> _Work required_
Below are some records. Copy every line in them that holds "this".

> _Dataset entries_
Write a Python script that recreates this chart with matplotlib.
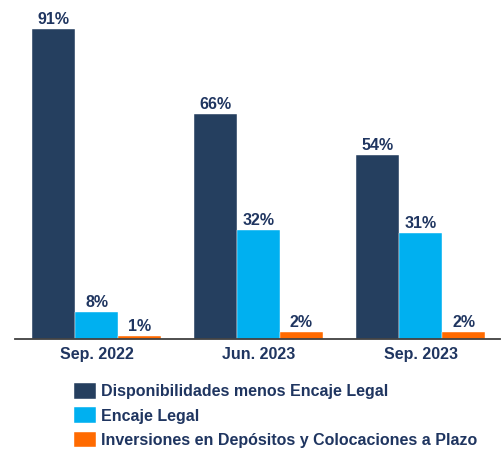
import numpy as np
import matplotlib
matplotlib.use('Agg')
import matplotlib.pyplot as plt
from matplotlib.patches import Patch

# data
categories = ['Sep. 2022', 'Jun. 2023', 'Sep. 2023']
series_names = ['Disponibilidades menos Encaje Legal',
                'Encaje Legal',
                'Inversiones en Depósitos y Colocaciones a Plazo']
disponibilidades = [91, 66, 54]
encaje = [8, 32, 31]
inversiones = [1, 2, 2]

colors = ['#253F5F', '#00B0F0', '#FF6A00']
text_color = '#1F3560'

plt.rcParams['font.family'] = ['Liberation Sans', 'DejaVu Sans']

fig = plt.figure(figsize=(5.01, 4.51), dpi=100)
ax = fig.add_axes([15 / 501, 112 / 451, 485 / 501, 339 / 451])

x = np.arange(len(categories))
width = 0.265
all_series = [disponibilidades, encaje, inversiones]
for i, (vals, col) in enumerate(zip(all_series, colors)):
    pos = x + (i - 1) * width
    ax.bar(pos, vals, width, color=col, edgecolor='white', linewidth=0.3)
    for p, v in zip(pos, vals):
        ax.annotate(f'{v}%', (p, v), xytext=(0, 1.5), textcoords='offset points',
                    ha='center', va='bottom', fontsize=11.5,
                    fontweight='bold', color=text_color)

ax.set_xlim(-0.503, 2.49)
ax.set_ylim(0, 99.4)
ax.set_xticks(x)
ax.set_xticklabels(categories, fontsize=11.5, fontweight='bold', color=text_color)
ax.tick_params(axis='x', length=0, pad=5.5)
ax.set_yticks([])
for s in ['top', 'right', 'left']:
    ax.spines[s].set_visible(False)
ax.spines['bottom'].set_color('#404040')
ax.spines['bottom'].set_linewidth(1.3)

handles = [Patch(facecolor=c, edgecolor='white', linewidth=0.3) for c in colors]
leg = fig.legend(handles, series_names, loc='upper left',
                 bbox_to_anchor=(66 / 501, 1 - 375 / 451), frameon=False,
                 handlelength=1.35, handleheight=1.15,
                 handletextpad=0.37, labelspacing=0.5, borderpad=0,
                 prop={'weight': 'bold', 'size': 11.5})
for t in leg.get_texts():
    t.set_color(text_color)

fig.savefig('out.png', dpi=100)
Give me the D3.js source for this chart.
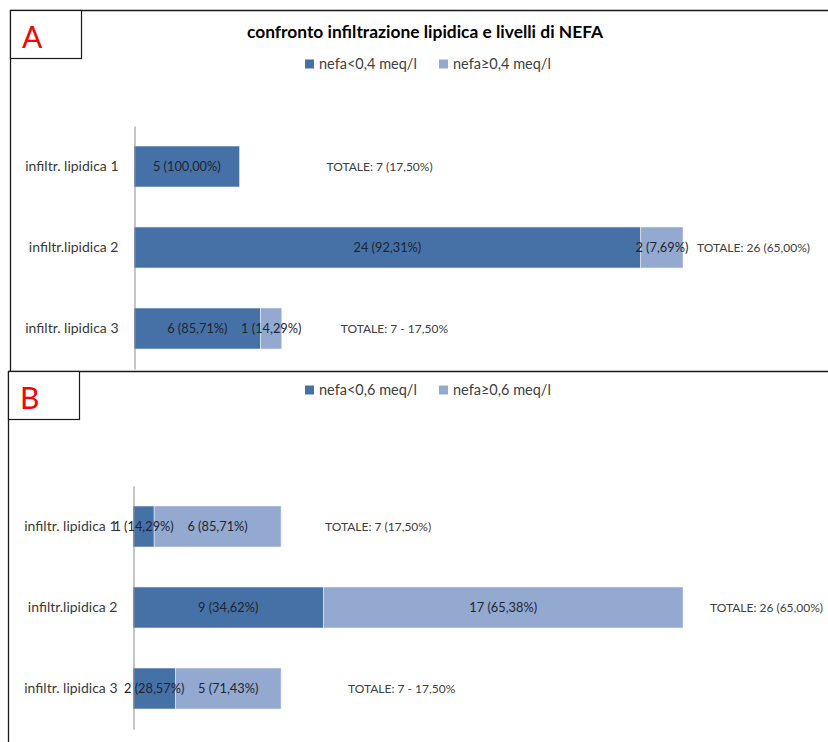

> _Output_
Write a Python script that recreates this chart with matplotlib.
Give me the D3.js source for this chart.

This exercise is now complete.